I am still not sure what Walcott’s response was to the student demands for censoring Murray. He largely evaded the issue by stating that the opposition to Murray was never about trying to prevent people from stating what was true. Instead, the concern was that universities were creating “huge platforms” for “totally discredited knowledge” that “impinge[s] upon…minority personhoods”, and this indicated a “deeply warped moral universe inside the university”. But what if Walcott’s assertions about this work were inaccurate? His contention that accepting Murray’s claims would mean conceding that he, as a “negro”, was “really dumb” indicated that he was misinformed (Murray’s work was about population aggregates, not individuals). The reaction to Sam Harris’ interview with Murray on Harris’ Waking Up podcast also shows that these ideas have not been “totally discredited.” And if these questions are far from settled, as I was claiming, what are the implications of censoring them on the grounds that they make the university “unsafe” for black students?
Second, is “privilege” a useful concept in trying to develop a more robust conception of freedom of expression, and if so, how should it be addressed in universities? At one point in the question and answer session I noted that I have problems with the concept because it appears to be saying that my position in the university is illegitimate. I wondered why we used to talk about discrimination and trying to remove barriers and now we focus on “privilege”. Is this focus tantamount to saying “shut up” to those who are perceived to have more “privilege” than others? Walcott, in responding to this comment, argued that the notion of privilege had always existed, but that it had “returned” because of the inability of the university to be transformed.

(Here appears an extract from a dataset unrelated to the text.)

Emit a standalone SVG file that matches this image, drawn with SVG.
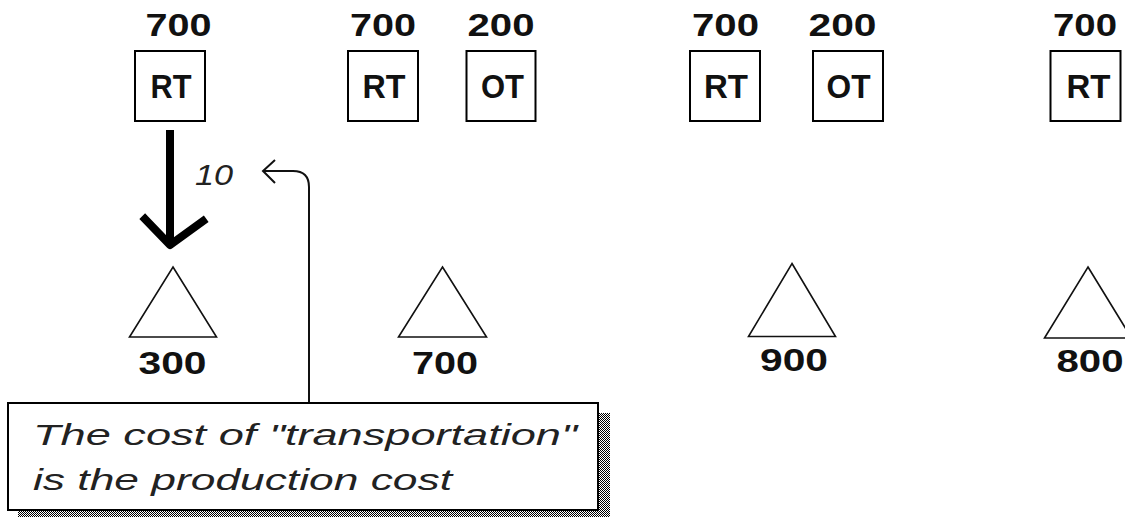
<svg xmlns="http://www.w3.org/2000/svg" width="1125" height="517" viewBox="0 0 1125 517">
<style>
  .box { fill: #fff; stroke: #000; stroke-width: 2; }
  .tri { fill: #fff; stroke: #111; stroke-width: 1.6; stroke-linejoin: miter; }
  .num { font-family: "Liberation Sans", Arial, sans-serif; font-weight: bold; font-size: 32px; fill: #111; text-anchor: middle; }
  .code { font-family: "Liberation Sans", Arial, sans-serif; font-weight: bold; font-size: 34px; fill: #111; text-anchor: middle; }
  .ital { font-family: "Liberation Sans", Arial, sans-serif; font-style: italic; font-size: 30px; fill: #222; }
  .thin { fill: none; stroke: #111; stroke-width: 2; }
  .thick { fill: none; stroke: #000; stroke-width: 8; }
</style>
<defs>
  <pattern id="hatch" width="2" height="2" patternUnits="userSpaceOnUse">
    <rect width="2" height="2" fill="#fff"/>
    <rect width="1" height="1" fill="#000"/>
    <rect x="1" y="1" width="1" height="1" fill="#000"/>
  </pattern>
</defs>
<rect width="1125" height="517" fill="#fff"/>

<g id="node-rt1">
  <text class="num" x="178.5" y="36" textLength="66" lengthAdjust="spacingAndGlyphs">700</text>
  <rect class="box" x="135" y="51" width="70" height="70"/>
  <text class="code" x="171" y="98" textLength="41" lengthAdjust="spacingAndGlyphs">RT</text>
</g>
<g id="node-rt2">
  <text class="num" x="383" y="36" textLength="66" lengthAdjust="spacingAndGlyphs">700</text>
  <rect class="box" x="348" y="51" width="70" height="70"/>
  <text class="code" x="384" y="98" textLength="43" lengthAdjust="spacingAndGlyphs">RT</text>
</g>
<g id="node-ot1">
  <text class="num" x="501" y="36" textLength="67" lengthAdjust="spacingAndGlyphs">200</text>
  <rect class="box" x="466.5" y="51" width="69" height="70"/>
  <text class="code" x="502.5" y="98" textLength="43" lengthAdjust="spacingAndGlyphs">OT</text>
</g>
<g id="node-rt3">
  <text class="num" x="725.5" y="36" textLength="67" lengthAdjust="spacingAndGlyphs">700</text>
  <rect class="box" x="690" y="51" width="70" height="70"/>
  <text class="code" x="726" y="98" textLength="44" lengthAdjust="spacingAndGlyphs">RT</text>
</g>
<g id="node-ot2">
  <text class="num" x="842.5" y="36" textLength="68" lengthAdjust="spacingAndGlyphs">200</text>
  <rect class="box" x="813" y="51" width="70" height="70"/>
  <text class="code" x="848.5" y="98" textLength="44" lengthAdjust="spacingAndGlyphs">OT</text>
</g>
<g id="node-rt4">
  <text class="num" x="1085" y="36" textLength="64" lengthAdjust="spacingAndGlyphs">700</text>
  <rect class="box" x="1050.5" y="51" width="70" height="70"/>
  <text class="code" x="1088.5" y="98" textLength="44" lengthAdjust="spacingAndGlyphs">RT</text>
</g>

<g id="node-tri1">
  <polygon class="tri" points="173,267 216.5,337 129.5,337"/>
  <text class="num" x="172.5" y="374" textLength="68" lengthAdjust="spacingAndGlyphs">300</text>
</g>
<g id="node-tri2">
  <polygon class="tri" points="442.5,267 486.5,337 398.5,337"/>
  <text class="num" x="445" y="374" textLength="66" lengthAdjust="spacingAndGlyphs">700</text>
</g>
<g id="node-tri3">
  <polygon class="tri" points="792,263.5 835.5,336.5 748.5,336.5"/>
  <text class="num" x="794" y="371" textLength="68" lengthAdjust="spacingAndGlyphs">900</text>
</g>
<g id="node-tri4">
  <polygon class="tri" points="1088,267 1131.5,338 1044.5,338"/>
  <text class="num" x="1090" y="372" textLength="67" lengthAdjust="spacingAndGlyphs">800</text>
</g>

<g id="connectors">
  <line class="thick" x1="170" y1="130" x2="170" y2="243"/>
  <polyline class="thick" points="145,219 170,245 203,221" stroke-linejoin="round" stroke-linecap="square"/>
  <text class="ital" x="195" y="185" textLength="38" lengthAdjust="spacingAndGlyphs">10</text>
  <path class="thin" d="M 263,171 H 293 Q 309,171 309,187 V 403"/>
  <polyline class="thin" points="275,160 263,171 275,183"/>
</g>

<g id="node-callout">
  <rect x="18" y="413" width="592" height="110" fill="url(#hatch)"/>
  <rect class="box" x="8" y="403" width="590" height="107"/>
  <text class="ital" x="33" y="445" textLength="544" lengthAdjust="spacingAndGlyphs">The cost of "transportation"</text>
  <text class="ital" x="33" y="490" textLength="419" lengthAdjust="spacingAndGlyphs">is the production cost</text>
</g>
</svg>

This brings us to the third set of questions: Should the university be “transformed”, and what impact will this have on freedom of expression? James Turk’s conception of “transformation”, for example, seemed to be about making the institution more democratic, and this is consistent with a robust conception of freedom of expression. Rinaldo Walcott, on the other hand, implied that it was appropriate to stop people from speaking on campuses if they were putting forward “discredited knowledge” that was “violent” – i.e. perceived to deny the humanity of oppressed groups. This, in my view, will result to increasing censorship, divisiveness, and authoritarianism on campuses, but I could be wrong. I am anxious to discuss these matters further to determine if my rendition of these diverse perspectives is accurate.